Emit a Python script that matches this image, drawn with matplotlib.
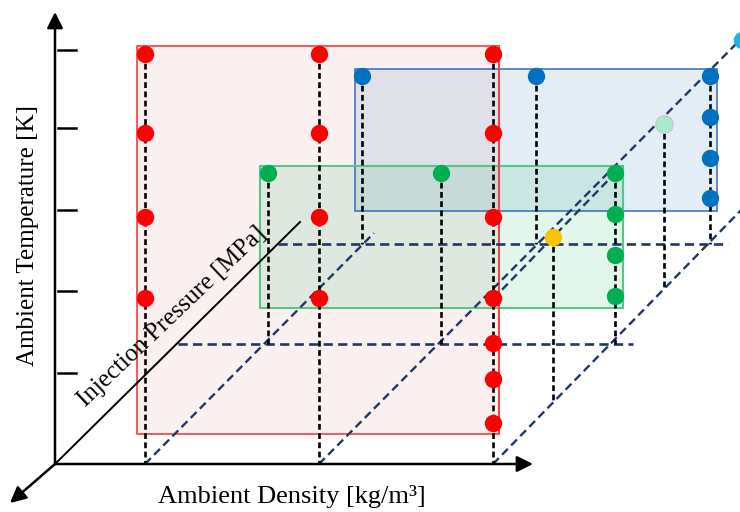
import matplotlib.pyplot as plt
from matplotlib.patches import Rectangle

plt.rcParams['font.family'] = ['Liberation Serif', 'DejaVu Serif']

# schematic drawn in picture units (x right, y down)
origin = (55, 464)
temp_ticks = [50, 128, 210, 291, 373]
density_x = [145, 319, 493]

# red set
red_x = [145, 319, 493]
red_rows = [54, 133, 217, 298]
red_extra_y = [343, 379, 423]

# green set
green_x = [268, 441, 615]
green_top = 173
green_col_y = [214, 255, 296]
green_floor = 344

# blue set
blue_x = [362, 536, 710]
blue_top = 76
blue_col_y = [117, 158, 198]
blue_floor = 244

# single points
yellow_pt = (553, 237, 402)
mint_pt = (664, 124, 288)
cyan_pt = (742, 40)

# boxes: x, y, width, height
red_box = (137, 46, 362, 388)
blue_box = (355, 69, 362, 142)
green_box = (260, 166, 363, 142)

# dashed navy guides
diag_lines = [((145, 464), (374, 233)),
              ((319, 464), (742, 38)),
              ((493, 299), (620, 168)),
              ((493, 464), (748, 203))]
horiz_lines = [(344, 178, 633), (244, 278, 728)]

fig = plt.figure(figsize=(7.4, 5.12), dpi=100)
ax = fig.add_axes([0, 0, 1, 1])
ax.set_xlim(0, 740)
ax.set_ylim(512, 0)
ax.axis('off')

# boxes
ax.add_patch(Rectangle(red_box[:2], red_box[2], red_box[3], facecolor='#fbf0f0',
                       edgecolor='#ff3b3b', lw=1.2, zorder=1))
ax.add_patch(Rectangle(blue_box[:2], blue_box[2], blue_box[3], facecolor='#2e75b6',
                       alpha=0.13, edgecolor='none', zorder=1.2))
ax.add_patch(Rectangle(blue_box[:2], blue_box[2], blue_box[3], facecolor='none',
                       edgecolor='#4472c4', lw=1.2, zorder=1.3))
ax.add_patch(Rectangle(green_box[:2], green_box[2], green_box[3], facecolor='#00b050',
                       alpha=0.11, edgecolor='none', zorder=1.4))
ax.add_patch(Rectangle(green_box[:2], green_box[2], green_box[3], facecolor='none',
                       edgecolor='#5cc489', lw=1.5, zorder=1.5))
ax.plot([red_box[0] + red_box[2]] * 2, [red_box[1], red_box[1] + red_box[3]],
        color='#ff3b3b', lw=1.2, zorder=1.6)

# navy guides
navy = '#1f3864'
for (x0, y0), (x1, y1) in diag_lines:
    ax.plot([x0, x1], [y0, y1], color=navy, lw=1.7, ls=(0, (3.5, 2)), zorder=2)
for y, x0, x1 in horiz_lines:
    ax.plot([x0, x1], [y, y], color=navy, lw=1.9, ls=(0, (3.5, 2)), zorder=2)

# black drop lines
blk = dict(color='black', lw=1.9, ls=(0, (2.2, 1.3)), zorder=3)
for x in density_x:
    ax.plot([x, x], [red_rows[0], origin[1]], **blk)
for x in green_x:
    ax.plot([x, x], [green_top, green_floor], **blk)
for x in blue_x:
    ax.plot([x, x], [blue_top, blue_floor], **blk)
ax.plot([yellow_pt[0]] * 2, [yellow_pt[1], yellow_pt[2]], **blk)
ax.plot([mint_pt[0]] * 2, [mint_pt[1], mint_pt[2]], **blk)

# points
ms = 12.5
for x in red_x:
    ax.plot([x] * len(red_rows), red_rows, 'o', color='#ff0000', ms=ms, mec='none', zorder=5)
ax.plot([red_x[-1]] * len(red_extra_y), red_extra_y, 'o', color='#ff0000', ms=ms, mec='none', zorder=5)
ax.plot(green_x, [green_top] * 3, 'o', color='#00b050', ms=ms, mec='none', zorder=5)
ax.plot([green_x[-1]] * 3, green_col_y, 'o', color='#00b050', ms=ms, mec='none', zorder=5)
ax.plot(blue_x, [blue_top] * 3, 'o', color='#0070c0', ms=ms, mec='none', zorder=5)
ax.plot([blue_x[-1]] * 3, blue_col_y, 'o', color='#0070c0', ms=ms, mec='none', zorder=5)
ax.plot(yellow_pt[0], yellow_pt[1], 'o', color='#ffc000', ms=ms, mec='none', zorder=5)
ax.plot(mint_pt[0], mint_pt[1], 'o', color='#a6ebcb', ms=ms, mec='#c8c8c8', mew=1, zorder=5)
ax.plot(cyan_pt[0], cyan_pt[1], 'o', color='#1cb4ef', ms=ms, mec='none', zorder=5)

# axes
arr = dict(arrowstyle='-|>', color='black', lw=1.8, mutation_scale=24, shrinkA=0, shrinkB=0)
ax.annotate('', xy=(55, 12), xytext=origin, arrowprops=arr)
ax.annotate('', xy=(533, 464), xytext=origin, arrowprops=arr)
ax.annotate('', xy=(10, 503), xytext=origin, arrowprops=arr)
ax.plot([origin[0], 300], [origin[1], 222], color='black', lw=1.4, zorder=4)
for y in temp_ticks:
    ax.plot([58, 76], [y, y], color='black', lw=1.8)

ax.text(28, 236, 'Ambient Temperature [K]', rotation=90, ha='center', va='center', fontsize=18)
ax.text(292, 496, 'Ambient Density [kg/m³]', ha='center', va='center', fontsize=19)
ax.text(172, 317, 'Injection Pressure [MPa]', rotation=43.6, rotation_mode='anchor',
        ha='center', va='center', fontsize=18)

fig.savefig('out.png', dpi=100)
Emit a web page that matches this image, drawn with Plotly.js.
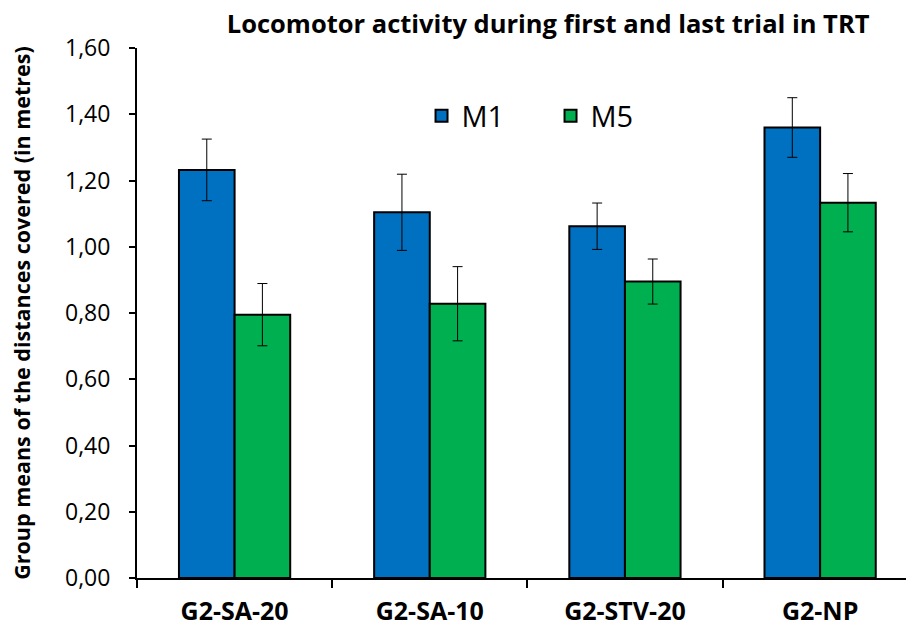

● **WORK TO BE COMPLETED**: Restate exactly, please, only the lines between the start of the data and the line containing "ax.axis('off')", both ends included, skipping the pictures.

● **RIGHT ANSWER**:
Emit a Python script that matches this image, drawn with matplotlib.
import matplotlib.pyplot as plt
from matplotlib.patches import Rectangle

plt.rcParams['font.family'] = ['Liberation Serif', 'DejaVu Serif']

# schematic drawn in picture units (x right, y down)
origin = (55, 464)
temp_ticks = [50, 128, 210, 291, 373]
density_x = [145, 319, 493]

# red set
red_x = [145, 319, 493]
red_rows = [54, 133, 217, 298]
red_extra_y = [343, 379, 423]

# green set
green_x = [268, 441, 615]
green_top = 173
green_col_y = [214, 255, 296]
green_floor = 344

# blue set
blue_x = [362, 536, 710]
blue_top = 76
blue_col_y = [117, 158, 198]
blue_floor = 244

# single points
yellow_pt = (553, 237, 402)
mint_pt = (664, 124, 288)
cyan_pt = (742, 40)

# boxes: x, y, width, height
red_box = (137, 46, 362, 388)
blue_box = (355, 69, 362, 142)
green_box = (260, 166, 363, 142)

# dashed navy guides
diag_lines = [((145, 464), (374, 233)),
              ((319, 464), (742, 38)),
              ((493, 299), (620, 168)),
              ((493, 464), (748, 203))]
horiz_lines = [(344, 178, 633), (244, 278, 728)]

fig = plt.figure(figsize=(7.4, 5.12), dpi=100)
ax = fig.add_axes([0, 0, 1, 1])
ax.set_xlim(0, 740)
ax.set_ylim(512, 0)
ax.axis('off')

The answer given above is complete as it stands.